Task brief
Select every line containing the word "with" from the material, and copy those lines.

Information shown
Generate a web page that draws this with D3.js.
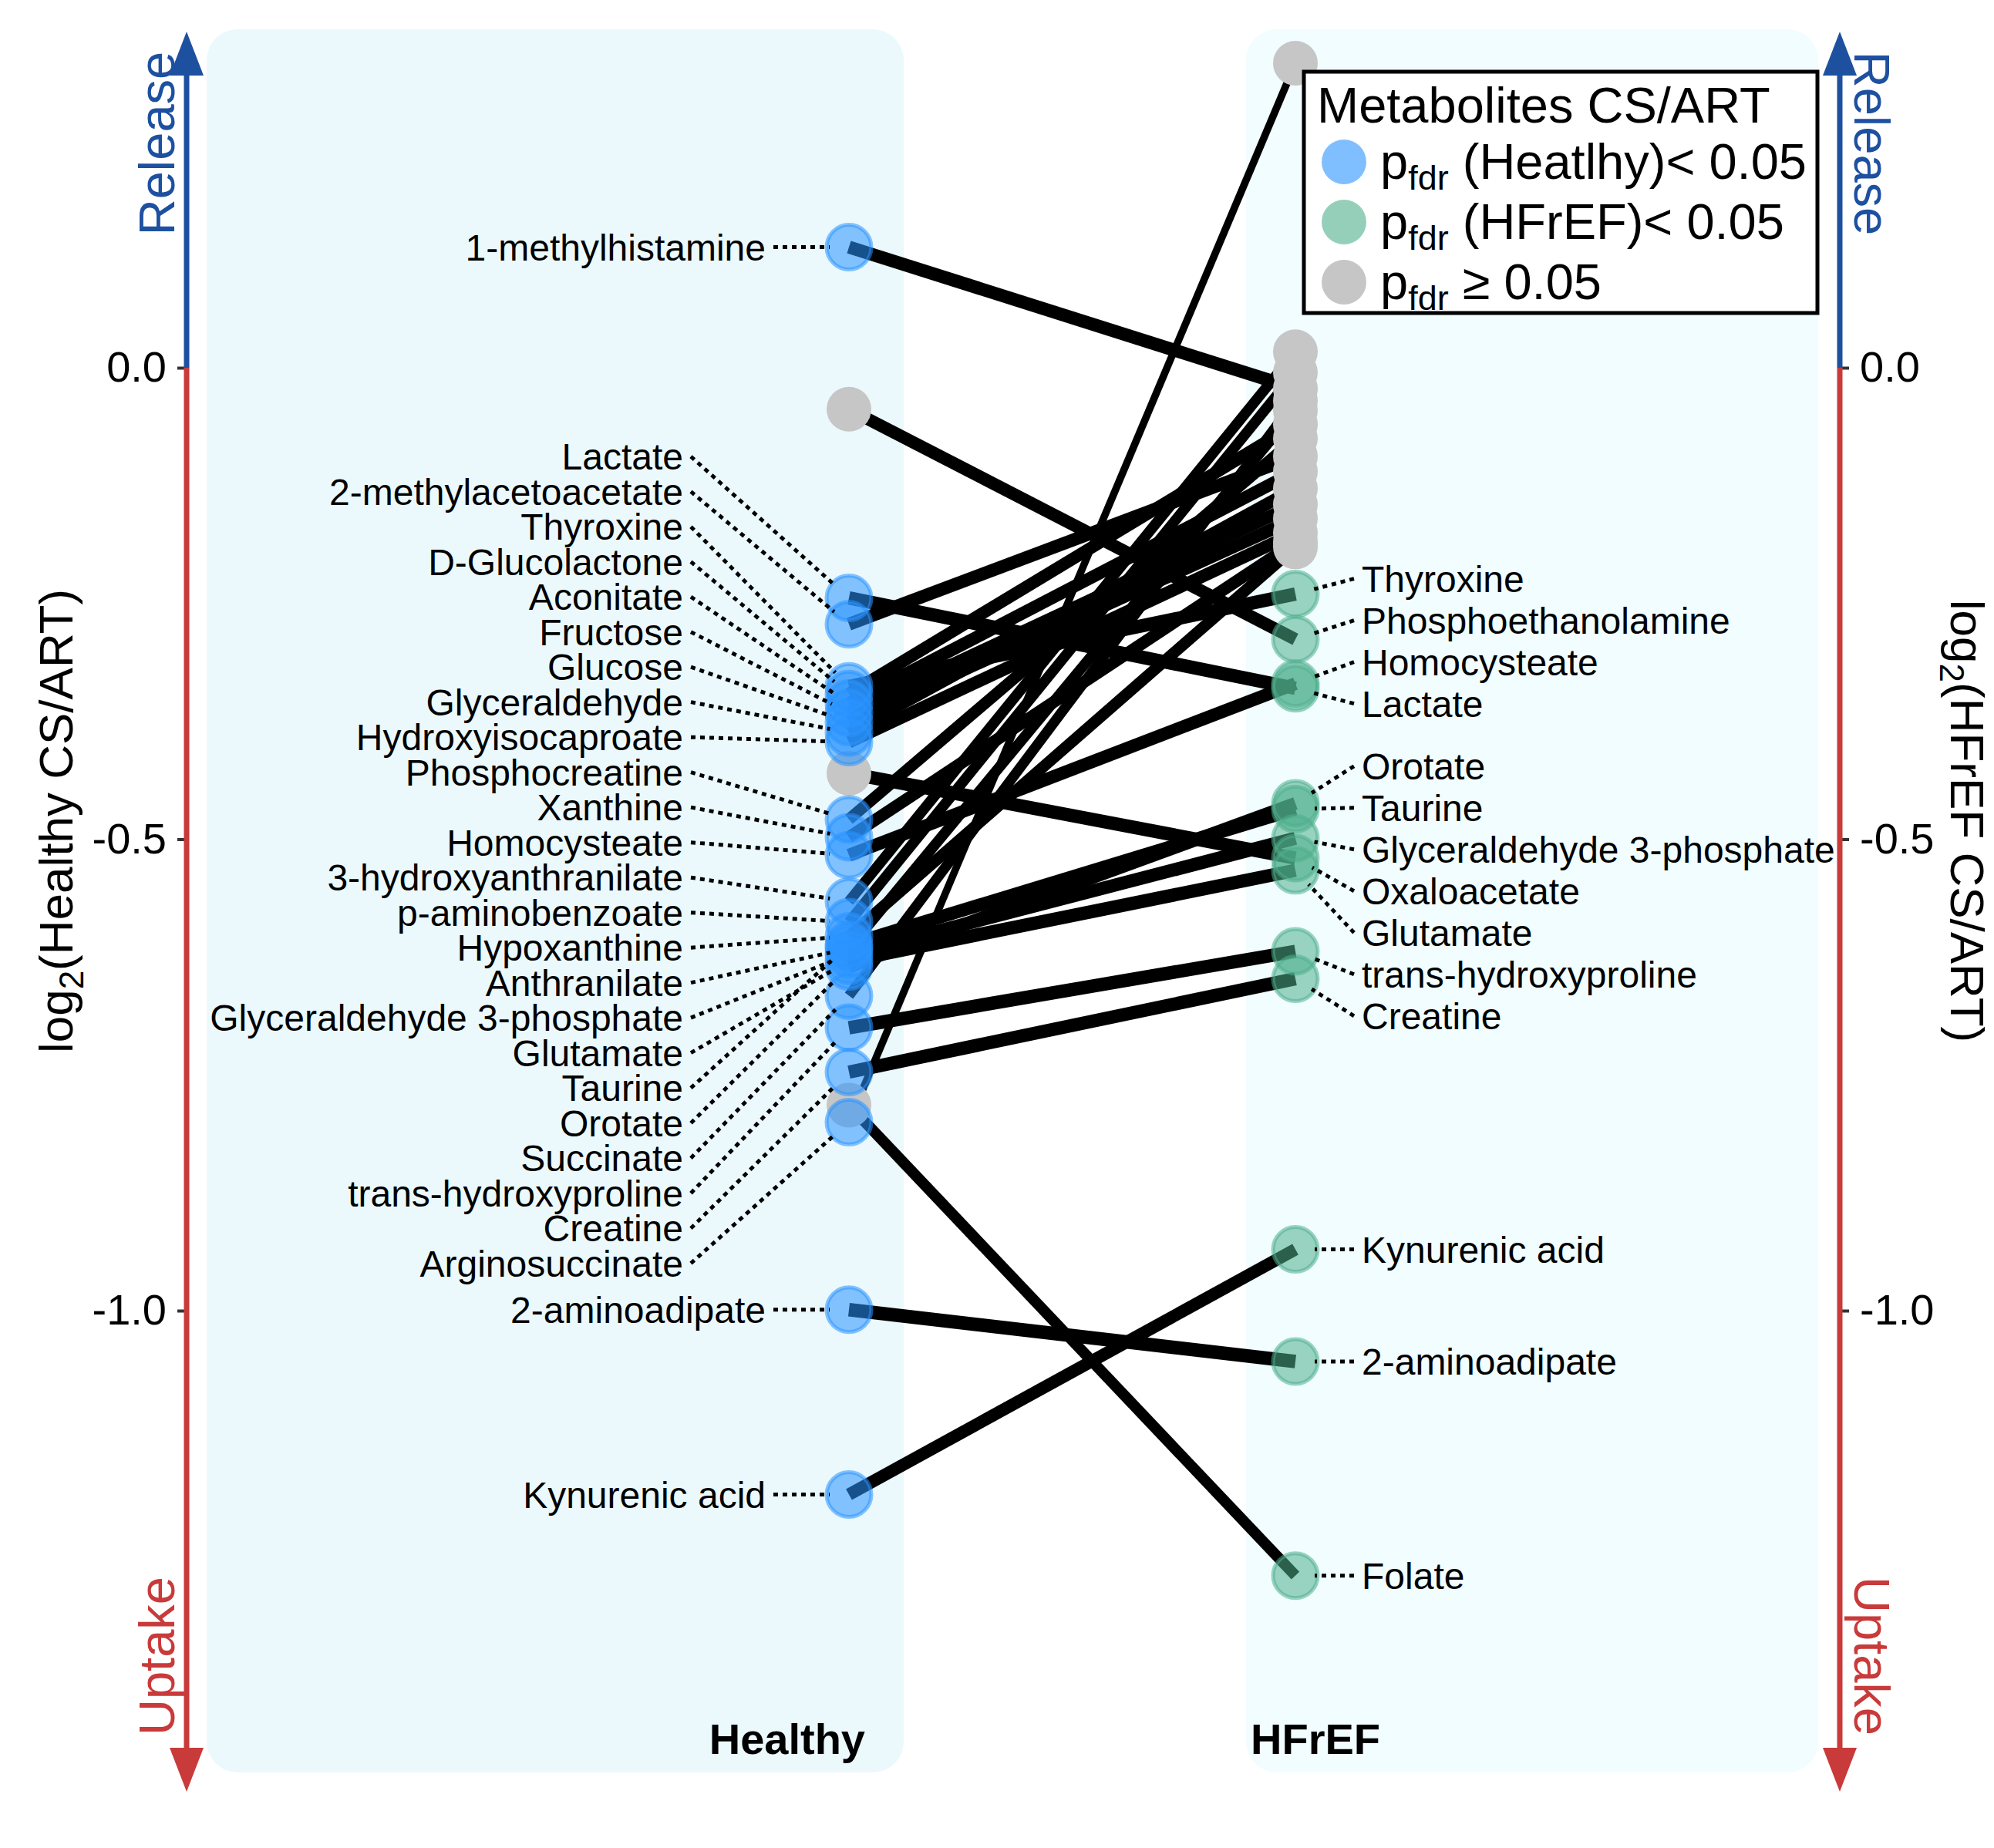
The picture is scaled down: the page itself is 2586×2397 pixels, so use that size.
<!DOCTYPE html>
<html>
<head>
<meta charset="utf-8">
<script src="https://cdn.jsdelivr.net/npm/d3@7"></script>
<style>
  body { margin: 0; background: #fff; }
  text { font-family: "Liberation Sans", Arial, Helvetica, sans-serif; }
</style>
</head>
<body>
<svg id="chart"></svg>
<script>
// metabolites, in the order their labels are stacked on the Healthy side
var metabolites = [
    '1-methylhistamine', 'Lactate', '2-methylacetoacetate', 'Thyroxine', 'D-Glucolactone',
    'Aconitate', 'Fructose', 'Glucose', 'Glyceraldehyde', 'Hydroxyisocaproate',
    'Phosphocreatine', 'Xanthine', 'Homocysteate', '3-hydroxyanthranilate', 'p-aminobenzoate',
    'Hypoxanthine', 'Anthranilate', 'Glyceraldehyde 3-phosphate', 'Glutamate', 'Taurine',
    'Orotate', 'Succinate', 'trans-hydroxyproline', 'Creatine', 'Arginosuccinate',
    '2-aminoadipate', 'Kynurenic acid', 'Phosphoethanolamine', 'Oxaloacetate', 'Folate'
];
// log2(CS/ART)
var healthyValues = [
    0.128, -0.244, -0.272, -0.338, -0.346,
    -0.356, -0.366, -0.376, -0.387, -0.397,
    -0.479, -0.498, -0.517, -0.566, -0.588,
    -0.603, -0.616, -0.622, -0.629, -0.612,
    -0.635, -0.666, -0.700, -0.747, -0.800,
    -0.999, -1.195, -0.044, -0.430, -0.782
];
var hfrefValues = [
    -0.022, -0.340, -0.094, -0.240, -0.060,
    -0.110, -0.145, -0.160, -0.128, -0.175,
    -0.075, -0.185, -0.335, 0.017, -0.005,
    -0.190, -0.045, -0.499, -0.533, -0.468,
    -0.462, -0.035, -0.619, -0.648, 0.323,
    -1.054, -0.935, -0.288, -0.520, -1.281
];
// 1 = p_fdr < 0.05
var sigHealthy = [
    1, 1, 1, 1, 1,  1, 1, 1, 1, 1,  1, 1, 1, 1, 1,
    1, 1, 1, 1, 1,  1, 1, 1, 1, 1,  1, 1, 0, 0, 0
];
var sigHFrEF = [
    0, 1, 0, 1, 0,  0, 0, 0, 0, 0,  0, 0, 1, 0, 0,
    0, 0, 1, 1, 1,  1, 0, 1, 1, 0,  1, 1, 1, 1, 1
];
var groups = ['Healthy', 'HFrEF'];
var yTicks = [0, -0.5, -1.0];
var legendTitle = 'Metabolites CS/ART';
var legendItems = [
    {key: 'healthy', sub: 'fdr', text: ' (Heatlhy)< 0.05'},
    {key: 'hfref', sub: 'fdr', text: ' (HFrEF)< 0.05'},
    {key: 'ns', sub: 'fdr', text: ' \u2265 0.05'}
];

var width = 2586, height = 2397;
var colors = {healthy: '#2a94ff', hfref: '#4faf8c', ns: '#c6c6c6'};
var releaseColor = '#1e50a0', uptakeColor = '#c93a3a';
var pointR = 31;

var svg = d3.select('#chart').attr('width', width).attr('height', height);

var x = d3.scalePoint().domain(groups).range([1101, 1680]);
var y = d3.scaleLinear().domain([0, -1]).range([477, 1700]);

var data = metabolites.map((name, i) => ({
    name: name,
    healthy: healthyValues[i],
    hfref: hfrefValues[i],
    sigH: sigHealthy[i] == 1,
    sigF: sigHFrEF[i] == 1
}));

//panels
svg.append('rect').attr('x', 268).attr('y', 38).attr('width', 904).attr('height', 2261)
    .attr('rx', 40).attr('fill', '#ebf9fd');
svg.append('rect').attr('x', 1616).attr('y', 38).attr('width', 742).attr('height', 2261)
    .attr('rx', 40).attr('fill', '#f1fdff');

//axes with release / uptake arrows
function drawAxis(xPos, side)
{
    var axis = (side == 'left' ? d3.axisLeft(y) : d3.axisRight(y))
        .tickValues(yTicks)
        .tickSize(12)
        .tickPadding(14)
        .tickFormat(d => d3.format('.1f')(d).replace('\u2212', '-'));
    var g = svg.append('g').attr('transform', 'translate(' + xPos + ',0)').call(axis);
    g.select('.domain').remove();
    g.selectAll('.tick line').attr('stroke', '#333').attr('stroke-width', 4);
    g.selectAll('.tick text').attr('fill', '#000').style('font-size', '56px')
        .style('font-family', '"Liberation Sans", Arial, sans-serif');

    var y0 = y(0);
    var top = 41, bottom = 2324, headLen = 57, headW = 22;
    svg.append('line').attr('x1', xPos).attr('x2', xPos).attr('y1', y0).attr('y2', top + headLen - 2)
        .attr('stroke', releaseColor).attr('stroke-width', 7);
    svg.append('path')
        .attr('d', `M${xPos},${top} L${xPos - headW},${top + headLen} L${xPos + headW},${top + headLen} Z`)
        .attr('fill', releaseColor);
    svg.append('line').attr('x1', xPos).attr('x2', xPos).attr('y1', y0).attr('y2', bottom - headLen + 2)
        .attr('stroke', uptakeColor).attr('stroke-width', 7);
    svg.append('path')
        .attr('d', `M${xPos},${bottom} L${xPos - headW},${bottom - headLen} L${xPos + headW},${bottom - headLen} Z`)
        .attr('fill', uptakeColor);

    var rot = side == 'left' ? -90 : 90;
    var tx = side == 'left' ? xPos - 16 : xPos + 19;
    svg.append('text').attr('transform', `translate(${tx},186) rotate(${rot})`)
        .attr('text-anchor', 'middle').attr('fill', releaseColor).style('font-size', '65px').text('Release');
    svg.append('text').attr('transform', `translate(${tx},2148) rotate(${rot})`)
        .attr('text-anchor', 'middle').attr('fill', uptakeColor).style('font-size', '65px').text('Uptake');
}
drawAxis(242, 'left');
drawAxis(2386, 'right');

//axis titles
function axisTitle(tx, rot, group)
{
    var t = svg.append('text').attr('transform', `translate(${tx},1065) rotate(${rot})`)
        .attr('text-anchor', 'middle').style('font-size', '62px').attr('fill', '#000');
    t.append('tspan').text('log');
    t.append('tspan').attr('dy', 14).style('font-size', '44px').text('2');
    t.append('tspan').attr('dy', -14).text('(' + group + ' CS/ART)');
}
axisTitle(94, -90, 'Healthy');
axisTitle(2530, 90, 'HFrEF');

//group labels
svg.append('text').attr('x', x('Healthy') + 21).attr('y', 2275).attr('text-anchor', 'end')
    .style('font-size', '56px').style('font-weight', 'bold').text('Healthy');
svg.append('text').attr('x', x('HFrEF') - 58).attr('y', 2275).attr('text-anchor', 'start')
    .style('font-size', '56px').style('font-weight', 'bold').text('HFrEF');

//connecting lines
var widthScale = d3.scaleLinear().domain([0, 1.2]).range([18, 9]);
svg.append('g').selectAll('line').data(data).enter().append('line')
    .attr('x1', x('Healthy')).attr('y1', d => y(d.healthy))
    .attr('x2', x('HFrEF')).attr('y2', d => y(d.hfref))
    .attr('stroke', '#000')
    .attr('stroke-width', d => widthScale(Math.abs(d.hfref - d.healthy)));

//points
var points = [];
data.forEach(d =>
{
    points.push({group: 'Healthy', value: d.healthy, cls: d.sigH ? 'healthy' : 'ns'});
    points.push({group: 'HFrEF', value: d.hfref, cls: d.sigF ? 'hfref' : 'ns'});
});
points.sort((a, b) => (a.cls == 'ns' ? 0 : 1) - (b.cls == 'ns' ? 0 : 1));
svg.append('g').selectAll('circle').data(points).enter().append('circle')
    .attr('cx', d => x(d.group)).attr('cy', d => y(d.value)).attr('r', pointR - 2)
    .attr('fill', d => colors[d.cls])
    .attr('fill-opacity', d => d.cls == 'ns' ? 1 : 0.55)
    .attr('stroke', d => d.cls == 'ns' ? 'none' : colors[d.cls])
    .attr('stroke-opacity', 0.55)
    .attr('stroke-width', 5);

//label layout: stack overlapping labels evenly around their targets
function layoutLabels(items, spacing)
{
    var gs = items.map(d => ({members: [d], lo: d.target, hi: d.target}));
    function place(g)
    {
        var c = (g.lo + g.hi) / 2, n = g.members.length;
        g.top = c - (n - 1) / 2 * spacing;
        g.bottom = c + (n - 1) / 2 * spacing;
        g.members.forEach((m, i) => { m.y = g.top + i * spacing; m.alone = n == 1; });
    }
    gs.forEach(place);
    var merged = true;
    while(merged)
    {
        merged = false;
        for(let i = 1; i < gs.length; ++i)
        {
            if(gs[i].top - gs[i - 1].bottom < spacing)
            {
                var a = gs[i - 1], b = gs[i];
                var g = {members: a.members.concat(b.members), lo: Math.min(a.lo, b.lo), hi: Math.max(a.hi, b.hi)};
                place(g);
                gs.splice(i - 1, 2, g);
                merged = true;
                break;
            }
        }
    }
    return items;
}

var leftLabels = layoutLabels(data.filter(d => d.sigH).map(d => ({name: d.name, target: y(d.healthy)})), 45.5);
var rightLabels = layoutLabels(data.filter(d => d.sigF).sort((a, b) => b.hfref - a.hfref)
    .map(d => ({name: d.name, target: y(d.hfref)})), 54);

function edgePoint(cx, cy, tx, ty)
{
    var dx = tx - cx, dy = ty - cy, len = Math.sqrt(dx * dx + dy * dy) || 1;
    return [cx + dx / len * (pointR - 6), cy + dy / len * (pointR - 6)];
}

var labelLayer = svg.append('g');
leftLabels.forEach(l =>
{
    var cx = x('Healthy');
    var endX = l.alone ? cx - 108 : cx - 215;
    var p = edgePoint(cx, l.target, endX + 10, l.y);
    labelLayer.append('line').attr('x1', endX + 10).attr('y1', l.y).attr('x2', p[0]).attr('y2', p[1])
        .attr('stroke', '#000').attr('stroke-width', 5).attr('stroke-dasharray', '6,6');
    labelLayer.append('text').attr('x', endX).attr('y', l.y).attr('dy', '0.36em')
        .attr('text-anchor', 'end').style('font-size', '48px').text(l.name);
});
rightLabels.forEach(l =>
{
    var cx = x('HFrEF');
    var startX = cx + 86;
    var p = edgePoint(cx, l.target, startX - 10, l.y);
    labelLayer.append('line').attr('x1', startX - 10).attr('y1', l.y).attr('x2', p[0]).attr('y2', p[1])
        .attr('stroke', '#000').attr('stroke-width', 5).attr('stroke-dasharray', '6,6');
    labelLayer.append('text').attr('x', startX).attr('y', l.y).attr('dy', '0.36em')
        .attr('text-anchor', 'start').style('font-size', '48px').text(l.name);
});

//legend
var legend = svg.append('g');
legend.append('rect').attr('x', 1691).attr('y', 93).attr('width', 666).attr('height', 313)
    .attr('fill', '#fff').attr('stroke', '#000').attr('stroke-width', 5);
legend.append('text').attr('x', 1708).attr('y', 159).style('font-size', '65px').text(legendTitle);
legendItems.forEach((item, i) =>
{
    var cy = 210 + i * 78;
    legend.append('circle').attr('cx', 1743).attr('cy', cy).attr('r', 29)
        .attr('fill', colors[item.key]).attr('fill-opacity', item.key == 'ns' ? 1 : 0.6);
    var t = legend.append('text').attr('x', 1790).attr('y', cy + 22).style('font-size', '65px');
    t.append('tspan').text('p');
    t.append('tspan').attr('dy', 14).style('font-size', '45px').text(item.sub);
    t.append('tspan').attr('dy', -14).text(item.text);
});
</script>
</body>
</html>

Expected answer
Generate a web page that draws this with D3.js.
//axes with release / uptake arrows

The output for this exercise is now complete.